« Rien à déclarer », selon Richard Ford

Richard Ford, 10 Septembre 2016, Paris (c) Eric Garault / Pasco

Dans le recueil de nouvelles Rien à déclarer, l’écrivain américain Richard Ford raconte magistralement dix histoires d’hommes et de femmes qui dressent le bilan de leur vie. Le ton est mélancolique et juste. Du grand art.

Un homme croise par hasard une femme qu’il a aimée des années auparavant et tente de se remémorer ce qui l’avait attiré en elle. Une femme dont le mari vient de mourir se souvient de leur vie et des moments qu’ils ont passés avec leurs amis. Un adolescent de seize ans emménage avec sa mère dans un nouveau quartier après la mort de son père et est intrigué par les occupants d’une maison voisine. Un homme dont l’épouse est décédée décide de louer une maison proche de celle qu’ils avaient l’habitude de louer l’été. Avant tout, Richard Ford s’attache aux vies ordinaires qu’il décrit dans toute leur complexité et interroge : qu’a-t-on compris de ce qu’on a vécu ? Quelle place tient-on dans la vie des autres ?

Les personnages, des hommes principalement, tous d’âge mûr, évoluent dans un même milieu social éduqué et aisé. Ils sont avocats ou écrivains et voient la vie avec calme. Peut-être peut-on déceler une ressemblance avec leur auteur à qui il arrive d’utiliser sa vie personnelle comme matériau de fiction en ce qu’elle contribue à sa recherche d’authenticité. Mais la ressemblance s’arrête là. Les nouvelles de Rien à déclarer n’ont rien d’autobiographique. Richard Ford fait montre d’une maîtrise de la fiction qui le place au niveau de ces écrivains qu’il admire, Alice Munro et James Salter. Avec tranquillité, il se saisit de l’instant présent pour dérouler l’histoire. Une rencontre, une conversation sont l’occasion pour un personnage de se retourner sur un passé d’où surgissent les regrets et les remords. Pour d’autres, elles permettront de se saisir d’une part d’eux même.

En quelques mots, en quelques pages, Richard Ford retrace avec justesse une vie et ses regrets, ses bonheurs aussi. Tout arrive sans bruit et à un rythme apaisé. Aucune histoire n’est simpliste, rien n’est su d’avance. « Quand j’ai l’impression que mes héros commencent à suivre un chemin tout tracé, qu’ils dialoguent comme ils devraient dialoguer, et que le récit tend vers le cliché ou la sagesse populaire, je pars dans une autre direction », a déclaré Richard Ford dans une interview donnée à L’Obs. Son ironie détachée vient piquer la nostalgie et la profondeur du texte et lui donne un équilibre.

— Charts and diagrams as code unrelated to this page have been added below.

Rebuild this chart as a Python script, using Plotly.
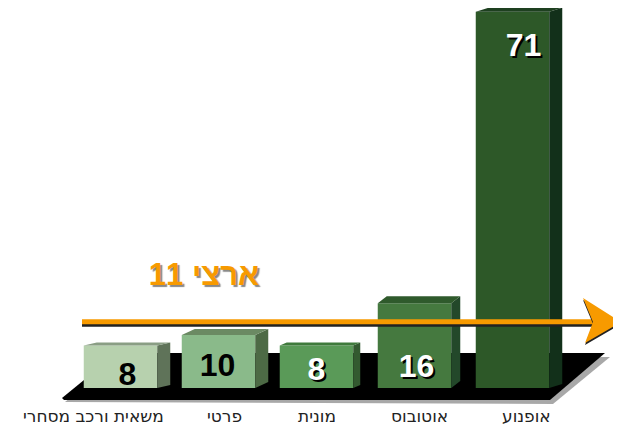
import plotly.graph_objects as go

categories = ["אופנוע", "אוטובוס", "מונית", "פרטי", "משאית ורכב מסחרי"][::-1]
values = [8, 10, 8, 16, 71]
national_label = "ארצי 11"
arrow_level = 12.5  # where the arrow sits in the picture

bar_colors = ["#b7d1ae", "#8aba8a", "#5a9a58", "#45793f", "#2d5828"]
side_colors = ["#5f7359", "#4d6a45", "#335a30", "#23482a", "#12301a"]
top_colors = ["#8a9e84", "#6b8a63", "#3f7a3c", "#2f5a2c", "#1e4020"]
depth_x = [13, 13, 7, 9, 13]
depth_y = [3, 6, 3, 7, 4]
label_shift = [-27, 6, 0, 5, 14]
value_shift = [7, -1, 0, 2, 11]
value_drop = [31, 33, 26, 66, 36]
value_colors = ["black", "black", "white", "white", "white"]

# the page body adds an 8px margin, so the figure covers 8..621 and 8..430
WIDTH, HEIGHT = 621, 430
PAGE = 8
X0, X_STEP = 120.5, 98
Y0, Y_STEP = 388, 5.3


def px_x(p):
    return (p - X0) / X_STEP


def px_y(p):
    return (Y0 - p) / Y_STEP


def path(points):
    return "M" + " L".join(f"{px_x(a)},{px_y(b)}" for a, b in points) + " Z"


fig = go.Figure()
xs = list(range(len(categories)))
half = 0.375

# bars
fig.add_trace(go.Bar(x=xs, y=values, width=0.75,
                     marker=dict(color=bar_colors, line_width=0), hoverinfo="skip"))

# side and top faces of each bar
for i, v in enumerate(values):
    dx = depth_x[i] / X_STEP
    dy = depth_y[i] / Y_STEP
    l, r = i - half, i + half
    fig.add_trace(go.Scatter(
        x=[r, r + dx, r + dx, r, r], y=[0, dy, v + dy, v, 0],
        mode="lines", fill="toself", fillcolor=side_colors[i], line_width=0, hoverinfo="skip",
    ))
    fig.add_trace(go.Scatter(
        x=[l, l + dx, r + dx, r, l], y=[v, v + dy, v + dy, v, v],
        mode="lines", fill="toself", fillcolor=top_colors[i], line_width=0, hoverinfo="skip",
    ))

# national average arrow
line_x = [px_x(82), px_x(594)]
fig.add_trace(go.Scatter(x=line_x, y=[arrow_level - 0.4] * 2, mode="lines",
                         line=dict(color="#222222", width=6), hoverinfo="skip"))
fig.add_trace(go.Scatter(x=line_x, y=[arrow_level] * 2, mode="lines",
                         line=dict(color="#f79a00", width=5), hoverinfo="skip"))
head_x = [583, 621, 585, 593, 583]
head_y = [298, 322, 343, 322, 298]
fig.add_trace(go.Scatter(x=[px_x(p) for p in head_x], y=[px_y(p + 2) for p in head_y], cliponaxis=False,
                         mode="lines", fill="toself", fillcolor="#222222", line_width=0, hoverinfo="skip"))
fig.add_trace(go.Scatter(x=[px_x(p) for p in head_x], y=[px_y(p) for p in head_y], cliponaxis=False,
                         mode="lines", fill="toself", fillcolor="#f79a00", line_width=0, hoverinfo="skip"))

# floor under the bars
shapes = [
    dict(type="path", layer="below", line_width=0, fillcolor="#a8a8a8",
         path=path([(65, 402), (553, 404), (610, 357), (120, 357)])),
    dict(type="path", layer="below", line_width=0, fillcolor="black",
         path=path([(62, 398), (64, 400), (550, 400), (605, 353), (117, 353)])),
]

# value labels, white ones get a hard black shadow
for i, v in enumerate(values):
    fig.add_trace(go.Scatter(
        x=[i + value_shift[i] / X_STEP], y=[v - value_drop[i] / Y_STEP],
        text=[str(v)], mode="text", textposition="middle center", hoverinfo="skip",
        textfont=dict(family="Liberation Sans", size=32, weight="bold", color=value_colors[i],
                      shadow="2px 2px 0px black" if value_colors[i] == "white" else "none"),
    ))

fig.add_trace(go.Scatter(
    x=[px_x(204)], y=[px_y(277)], text=[national_label], mode="text",
    textposition="middle center", hoverinfo="skip",
    textfont=dict(family="Liberation Sans", size=31, weight="bold", color="#f79a00",
                  shadow="2px 2px 1px #888888"),
))

annotations = []
for i, v in enumerate(values):
    annotations.append(dict(
        x=i, y=px_y(416), text=categories[i], showarrow=False, xshift=label_shift[i],
        font=dict(family="DejaVu Sans", size=17, color="#222222"),
    ))

fig.update_layout(
    width=WIDTH - PAGE, height=HEIGHT - PAGE,
    margin=dict(l=0, r=0, t=0, b=0),
    paper_bgcolor="white", plot_bgcolor="white",
    showlegend=False,
    xaxis=dict(range=[px_x(PAGE), px_x(WIDTH)], visible=False),
    yaxis=dict(range=[px_y(HEIGHT), px_y(PAGE)], visible=False),
    shapes=shapes,
    annotations=annotations,
)
# div shorter than the figure so the page's bottom margin does not cause a scrollbar
fig.write_html("out.html", default_width=WIDTH - PAGE, default_height=HEIGHT - 2 * PAGE)
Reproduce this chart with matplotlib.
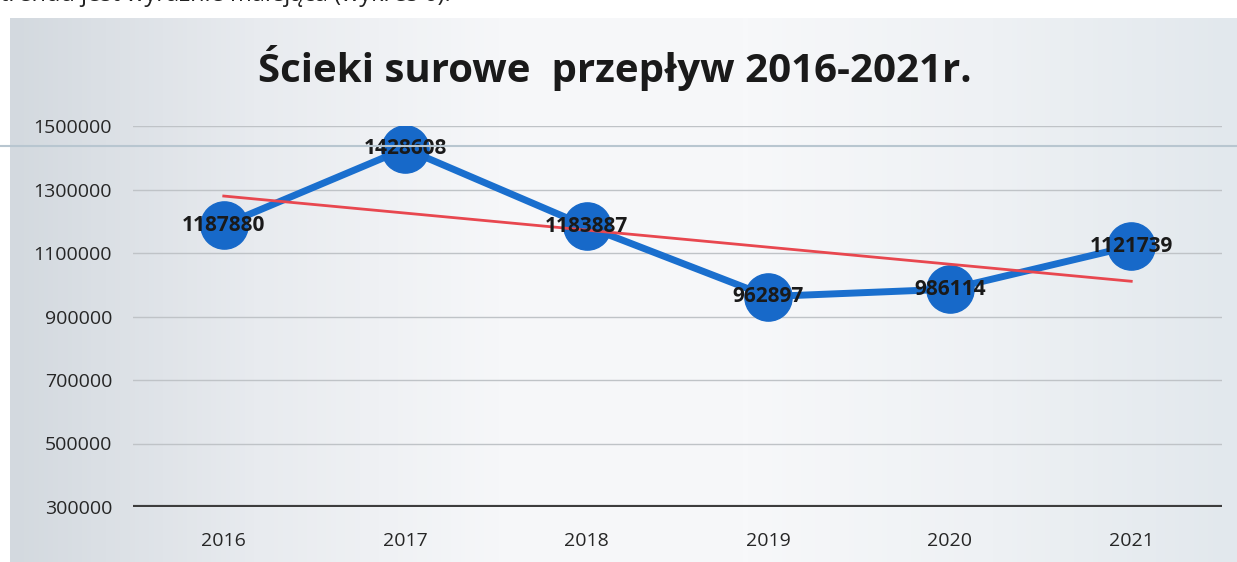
import numpy as np
import matplotlib
matplotlib.use("Agg")
import matplotlib.pyplot as plt
from matplotlib.colors import LinearSegmentedColormap

years = ["2016", "2017", "2018", "2019", "2020", "2021"]
flow = [1187880, 1428608, 1183887, 962897, 986114, 1121739]
flow_labels = ["1187880", "1428608", "1183887", "962897", "986114", "1121739"]
y_ticks = [300000, 500000, 700000, 900000, 1100000, 1300000, 1500000]

W, H = 1237, 562
fig = plt.figure(figsize=(W / 100, H / 100), dpi=100)
fig.patch.set_facecolor("white")

# scanned background: greyish on the left fading to pale blue-white
bg = fig.add_axes([10 / W, 0, 1 - 10 / W, 1 - 18 / H], zorder=0)
grad = np.linspace(0, 1, 256).reshape(1, -1)
cmap = LinearSegmentedColormap.from_list(
    "bg", ["#d3d9df", "#e8ebef", "#f6f7f9", "#f7f8fa", "#eef1f4", "#e2e8ed"])
bg.imshow(grad, aspect="auto", cmap=cmap, extent=[0, 1, 0, 1])
bg.set_axis_off()

# line of text from the page above the chart, cut by the scan edge
fig.text(0, 1 + 5 / H, "trendu jest wyraźnie malejąca (wykres 6).",
         fontsize=17, family="Open Sans", color="#222222", va="center", ha="left")

ax = fig.add_axes([133 / W, 1 - 507 / H, (1222 - 133) / W, (507 - 126) / H], zorder=2)
ax.patch.set_alpha(0)
x = np.arange(len(years))

ax.set_xlim(-0.5, len(years) - 0.5)
ax.set_ylim(300000, 1500000)
ax.set_yticks(y_ticks)
ax.set_yticklabels([str(v) for v in y_ticks])
ax.set_xticks(x)
ax.set_xticklabels(years)
ax.tick_params(axis="y", length=0, pad=15, labelsize=14, labelcolor="#262626")
ax.tick_params(axis="x", length=0, pad=18, labelsize=14, labelcolor="#262626")
for lab in ax.get_xticklabels() + ax.get_yticklabels():
    lab.set_family("Open Sans")

for v in y_ticks[1:]:
    ax.axhline(v, color="#bfc3c7", lw=1.0, zorder=1)
for s in ax.spines.values():
    s.set_visible(False)
ax.axhline(300000, color="#3d3d3d", lw=3, zorder=2)

# data series
ax.plot(x, flow, color="#1a6fce", lw=5, zorder=3, solid_capstyle="round")
ax.plot(x, flow, "o", ms=34, color="#1769c9", zorder=4)

# linear trend line
k, b = np.polyfit(x, flow, 1)
ax.plot(x, k * x + b, color="#e8474f", lw=2, zorder=5)

for xi, yi, lab in zip(x, flow, flow_labels):
    ax.text(xi, yi, lab, ha="center", va="center", fontsize=15,
            fontweight="bold", color="#1a1a1a", family="Open Sans", zorder=6)

# scanning artefact line across the page
fig.add_artist(plt.Line2D([0, 1], [1 - 146 / H, 1 - 146 / H],
                          color="#b8c6d0", lw=1.5, zorder=3))

fig.text(0.497, 1 - 68 / H, "Ścieki surowe  przepływ 2016-2021r.",
         fontsize=29, fontweight="bold", family="Open Sans", color="#1a1a1a",
         ha="center", va="center")

fig.savefig("out.png", dpi=100)
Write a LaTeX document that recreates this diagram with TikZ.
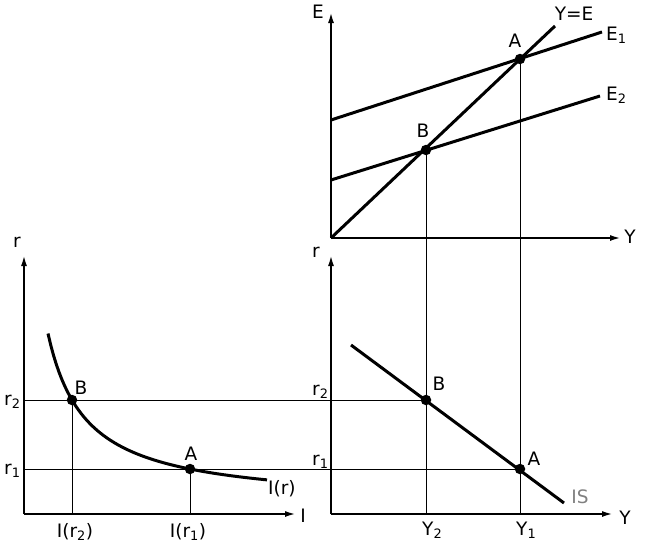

La vie – du jour au lendemain ou presque – se ramenait désormais à ça. Guère plus.  Ses projets adoptaient une échelle plus modeste, ou bien se réduisaient à rien. Des voyages étaient envisagés puis remis à plus tard. Des amis étaient invités à Watch Hill, mais l’invitation était reportée d’une manière ou d’une autre. […] En un mot, Mick avait tout simplement pris un coup de vieux […] Il jouait au Speed Scrabble avec le premier venu […], buvait des martinis et regardait les chaînes de la BBC à la télé.

Richard Ford raconte l’Amérique en clair-obscur. Lui qui a vécu à la Nouvelle-Orléans, dans le Maine, et le Michigan raconte les hommes et les femmes de ces États-là. Et à travers eux, il décrit le cynisme de son pays, le fossé entre les Blancs et les Noirs, entre les grandes villes et le monde rural.

Les dix nouvelles de Rien à déclarer sont magistrales. L’écriture de Richard Ford est d’une justesse impressionnante, mélancolique aussi. Assurément, c’est du grand art.

Note : 5 sur 5.

Rien à déclarer
Richard Ford
Josée Kamoun (traduction)
Éditions de l’Olivier, 2021, 375 pages.